Multimodal Self-Assessed Personality Estimation During Crowded Mingle Scenarios Using Wearables Devices and Cameras

This paper focuses on the automatic classification of self-assessed personality traits from the HEXACO inventory during crowded mingle scenarios. These scenarios provide rich study cases for social behavior analysis but are also challenging to analyze automatically as people in them interact dynamically and freely in an in-the-wild face-to-face setting. To do so, we leverage the use of wearable sensors recording acceleration and proximity, and video from overhead cameras. We use 3 different behavioral modality types (movement, speech and proximity) coming from 2 sensors (wearable and camera).
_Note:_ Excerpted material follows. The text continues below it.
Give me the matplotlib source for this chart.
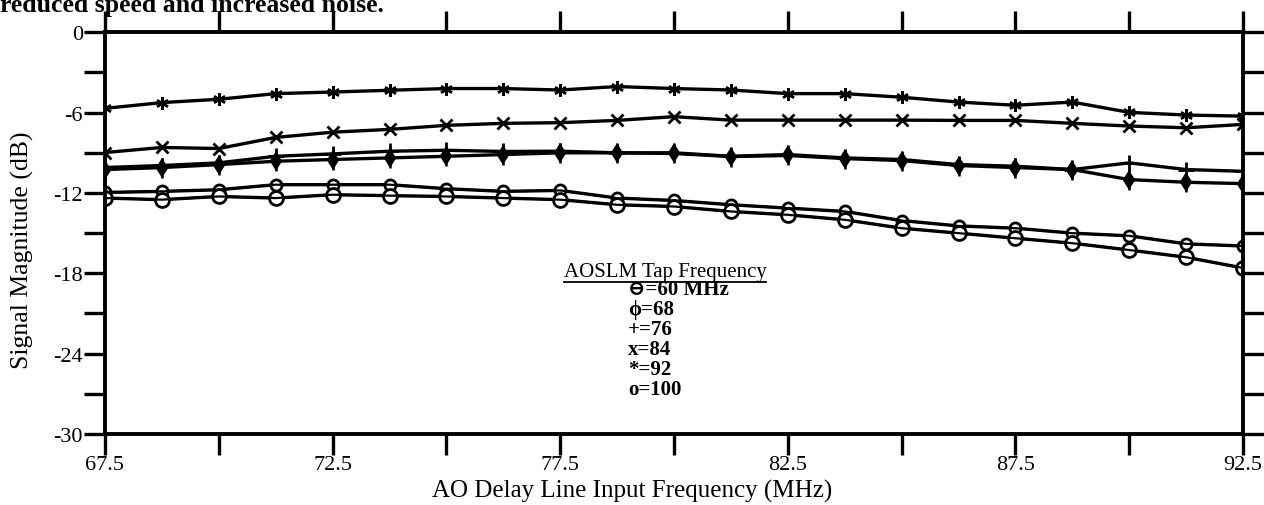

Unlike other works, we extract an individual’s speaking status from a single body worn triaxial accelerometer instead of audio, which scales easily to large populations. Additionally, we study the effect of different combinations of modality types on the personality estimation, and how this relates to the nature of each trait. We also include an analysis of feature complementarity and an evaluation of feature importance for the classification, showing that combining complementary modality types further improves the classification performance. We estimate the self-assessed personality traits both using a binary classification (community’s standard) and as a regression over the trait scores. Finally, we analyze the impact of the accuracy of the speech detection on the overall performance of the personality estimation.